Про эрудицию Кравченко ходили легенды. Возвращается в камеру после вызова из лагеря архитектор и восторгается: «Вот это действительно великолепно эрудированный архитектор! Он блестяще знает архитектуру эпохи Возрождения! О Корбюзье он мне такое рассказывал, о чем я, профессиональный архитектор, причем неплохой, даже понятия не имел!» Приходит с беседы инженер-химик – и опять те же слова: «Какой это специалист по технологии изготовления боеприпасов! Я, много лет проработавший в этой области, пигмей по сравнению с ним!» Приходит с беседы авиаконструктор – и опять панегирики. Все ожидавшие беседы только руками разводили: как может один человек, что еще более удивительно – генерал НКВД, вмещать в своей голове столько разнообразных знаний, причем на самом высоком уровне?
Вот к такому человеку меня привезли. От его решения отныне зависела моя судьба.
3
Немного обжившись в камере, я обратил внимание на обилие Дмитриевых. Вскоре мне объяснили причину такого явления. В начале 1944 года в Москве было совершено покушение на Джугашвили. Машину, в которой он должен был выехать из Спасских ворот (но почему-то не поехал, а вместо него в ней поехал Микоян, причем это изменение было произведено за несколько минут до выезда), обстреляли из пулемета с Лобного места. Никто не пострадал, хотя верх машины и пробило несколькими пулями. Красная площадь была немедленно оцеплена войсками НКВД, которым дали строжайший приказ брать террориста только живьем. Террорист был, по-видимому, опытным солдатом и был хорошо вооружен. Он уложил немало солдат и офицеров НКВД, а когда ему уже деваться было некуда, подорвал себя гранатой. Единственное, что обнаружили после тщательного осмотра места происшествия, была солдатская шапка, и экспертиза с превеликим трудом разобрала фамилию «Дмитриев»[237]. В надежде найти какие-либо зацепки, НКВД стал в Москве подряд арестовывать всех Дмитриевых, кто мог знать о тайне выезда Джугашвили из Кремля. Дмитриевы – не самая редкая фамилия на Руси, и всем взятым Дмитриевым сунули на всякий случай по пять лет лагерей.
В нашей камере было много бывших военнопленных. Капитан Гапонов: еще в конце 1941 года попал в плен. Прошел все круги ада гитлеровских лагерей и в конце концов оказался во Франции. Бежал в Испанию, как-то сумел уговорить испанских моряков пустить его на борт парохода, направлявшегося из Барселоны в Алжир. Оттуда добрался до Касабланки, где уже были союзники. Наша миссия помогла Гапонову вернутся на Родину через Египет, Палестину, Ирак и Иран. Приехав в Россию, Гапонов попал в Подольский проверочный лагерь. Там его с полгода проверяли, ничего компрометирующего не нашли, но и верить в правдивость его одиссеи тоже не стали. И вместо того, чтобы отправить этого опытного и храброго офицера на фронт, сунули ему восемь лет лагерей, и вот он в нашей камере ждал этапа.
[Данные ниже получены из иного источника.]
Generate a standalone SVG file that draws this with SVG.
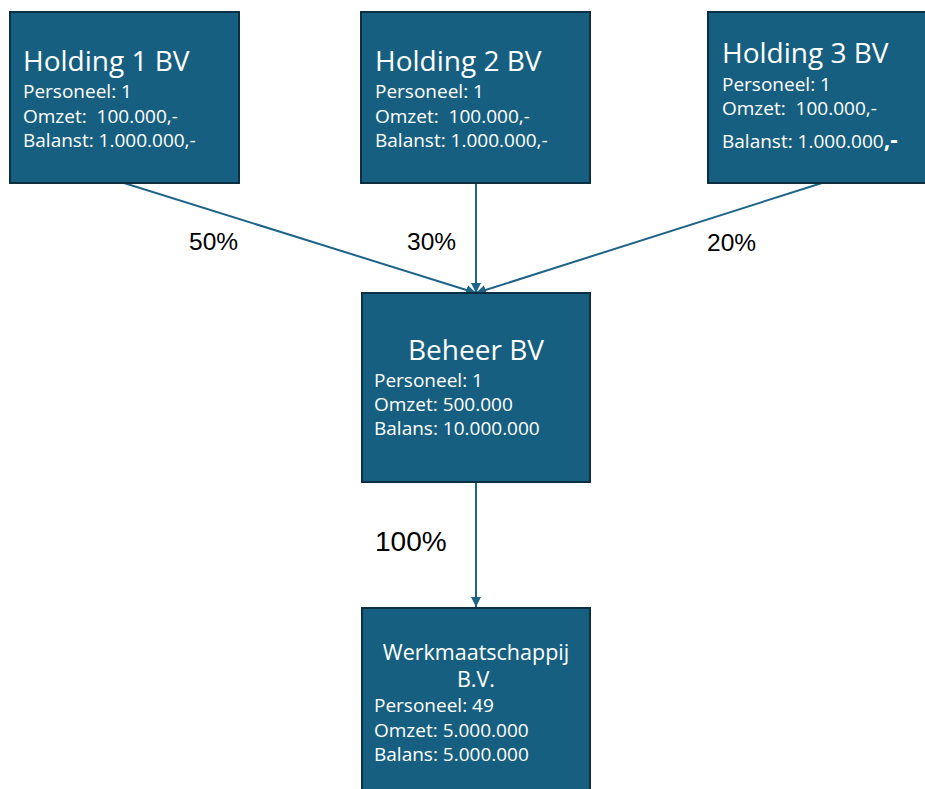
<svg xmlns="http://www.w3.org/2000/svg" width="925" height="789" viewBox="0 0 925 789">
<style>
.box{fill:#175F80;stroke:#0C2F43;stroke-width:2}
.t{font-family:"Open Sans","Liberation Sans",sans-serif;fill:#FFFFFF;white-space:pre}
.title{font-size:28px}
.body{font-size:19px}
.pct{font-family:"Liberation Sans",Arial,sans-serif;fill:#000000;font-size:24.5px}
.conn{stroke:#1D6488;stroke-width:2;fill:none}
</style>
<defs>
<marker id="arr" viewBox="0 0 10 10" refX="10" refY="5" markerWidth="5" markerHeight="5" orient="auto" markerUnits="strokeWidth">
<path d="M0,0 L10,5 L0,10 z" fill="#1D6488"/>
</marker>
</defs>
<rect width="925" height="789" fill="#FFFFFF"/>
<g id="connectors">
<line class="conn" x1="124" y1="183" x2="476" y2="293" marker-end="url(#arr)"/>
<line class="conn" x1="476" y1="183" x2="476" y2="293" marker-end="url(#arr)"/>
<line class="conn" x1="822" y1="183" x2="476" y2="293" marker-end="url(#arr)"/>
<line class="conn" x1="476" y1="482" x2="476" y2="607" marker-end="url(#arr)"/>
</g>
<g id="labels">
<text class="pct" x="189" y="250">50%</text>
<text class="pct" x="407" y="250">30%</text>
<text class="pct" x="707" y="251">20%</text>
<text class="pct" x="375" y="551" style="font-size:28px">100%</text>
</g>
<g id="holding1">
<rect class="box" x="10" y="12" width="229" height="171"/>
<text class="t title" x="23" y="71">Holding 1 BV</text>
<text class="t body" x="23" y="98">Personeel: 1</text>
<text class="t body" x="23" y="123" xml:space="preserve">Omzet:  100.000,-</text>
<text class="t body" x="23" y="147">Balanst: 1.000.000,-</text>
</g>
<g id="holding2">
<rect class="box" x="361" y="12" width="229" height="171"/>
<text class="t title" x="375" y="71">Holding 2 BV</text>
<text class="t body" x="375" y="98">Personeel: 1</text>
<text class="t body" x="375" y="123" xml:space="preserve">Omzet:  100.000,-</text>
<text class="t body" x="375" y="147">Balanst: 1.000.000,-</text>
</g>
<g id="holding3">
<rect class="box" x="708" y="12" width="229" height="171"/>
<text class="t title" x="722" y="63">Holding 3 BV</text>
<text class="t body" x="722" y="91">Personeel: 1</text>
<text class="t body" x="722" y="115" xml:space="preserve">Omzet:  100.000,-</text>
<text class="t body" x="722" y="148">Balanst: 1.000.000<tspan style="font-size:23px;font-weight:bold">,-</tspan></text>
</g>
<g id="beheer">
<rect class="box" x="362" y="293" width="228" height="189"/>
<text class="t title" x="476" y="360" text-anchor="middle">Beheer BV</text>
<text class="t body" x="374" y="387">Personeel: 1</text>
<text class="t body" x="374" y="411">Omzet: 500.000</text>
<text class="t body" x="374" y="435">Balans: 10.000.000</text>
</g>
<g id="werkmaatschappij">
<rect class="box" x="362" y="608" width="228" height="200"/>
<text class="t" x="476" y="660" text-anchor="middle" style="font-size:21.5px">Werkmaatschappij</text>
<text class="t" x="476" y="687" text-anchor="middle" style="font-size:21.5px">B.V.</text>
<text class="t body" x="374" y="712">Personeel: 49</text>
<text class="t body" x="374" y="737">Omzet: 5.000.000</text>
<text class="t body" x="374" y="761">Balans: 5.000.000</text>
</g>
</svg>
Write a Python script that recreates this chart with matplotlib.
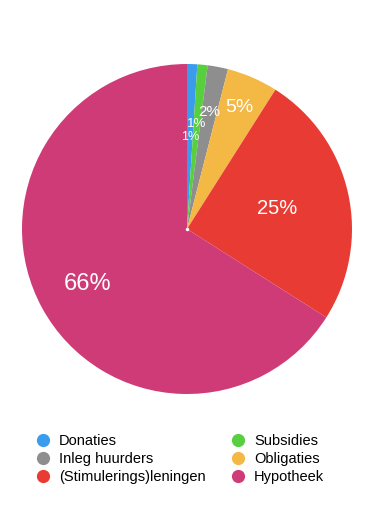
import matplotlib
matplotlib.use("Agg")
import matplotlib.pyplot as plt
from matplotlib.lines import Line2D
import numpy as np

plt.rcParams['font.family'] = ['Liberation Sans', 'DejaVu Sans']

categories = ["Donaties", "Subsidies", "Inleg huurders", "Obligaties",
              "(Stimulerings)leningen", "Hypotheek"]
values = [1, 1, 2, 5, 25, 66]
colors = ["#3b9cee", "#58cf3e", "#8e8e8e", "#f4b844", "#e83b33", "#cf3b76"]
label_dist = [0.56, 0.64, 0.72, 0.80, 0.56, 0.69]
label_size = [9, 9.5, 11, 14, 14.5, 17]
legend_order = [0, 2, 4, 1, 3, 5]

W, H = 382, 524
fig = plt.figure(figsize=(W / 100, H / 100), dpi=100)
cx, cy, r = 187, 229, 165
ax = fig.add_axes([(cx - r) / W, (H - cy - r) / H, 2 * r / W, 2 * r / H])

wedges, texts, autotexts = ax.pie(values, colors=colors, startangle=90,
                                  counterclock=False, radius=1,
                                  autopct='%1.0f%%',
                                  wedgeprops=dict(linewidth=0))
for w, t, d, s in zip(wedges, autotexts, label_dist, label_size):
    ang = np.deg2rad((w.theta1 + w.theta2) / 2)
    t.set_position((d * np.cos(ang), d * np.sin(ang)))
    t.set_color("white")
    t.set_fontsize(s)
    t.set_ha("center")
    t.set_va("center")
ax.plot([0], [0], marker='o', markersize=2.5, color='white',
        markeredgewidth=0)
ax.set_xlim(-1, 1)
ax.set_ylim(-1, 1)
ax.set_aspect("equal")
ax.axis("off")

handles = [Line2D([], [], marker='o', linestyle='none', markersize=9.5,
                  markerfacecolor=colors[i], markeredgewidth=0,
                  label=categories[i]) for i in legend_order]
fig.legend(handles=handles, ncol=2, loc='upper left',
           bbox_to_anchor=(36 / W, 1 - 434 / H), frameon=False,
           fontsize=10.5, handlelength=1.0, handletextpad=0.58,
           labelspacing=0.28, columnspacing=1.75, borderpad=0,
           borderaxespad=0)

fig.savefig("out.png", dpi=100, facecolor="white")
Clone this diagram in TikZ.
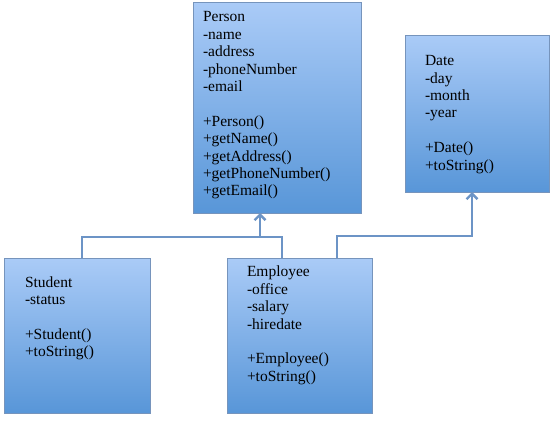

Вскоре вышло мне «повышение»: во время войны в Бутырках был вновь введен старостат, отмененный перед 1937 годом. Из долгожителей камеры администрация тюрьмы назначала старосту, который на утренней поверке рапортовал корпусному о личном составе камеры и о случаях ЧП в ней. Через некоторое время после моего прибытия сюда старосту, тоже из лагерников, вызванных в Четвертый спецотдел, взяли с вещами, и корпусной, узнавший во мне своего клиента еще по 37-му году, назначил меня на его место.
Особенно выделялся среди ее обитателей молодой, лет около тридцати, человек в очках с небольшой черной бородкой – Аркадий Викторович Белинков[238]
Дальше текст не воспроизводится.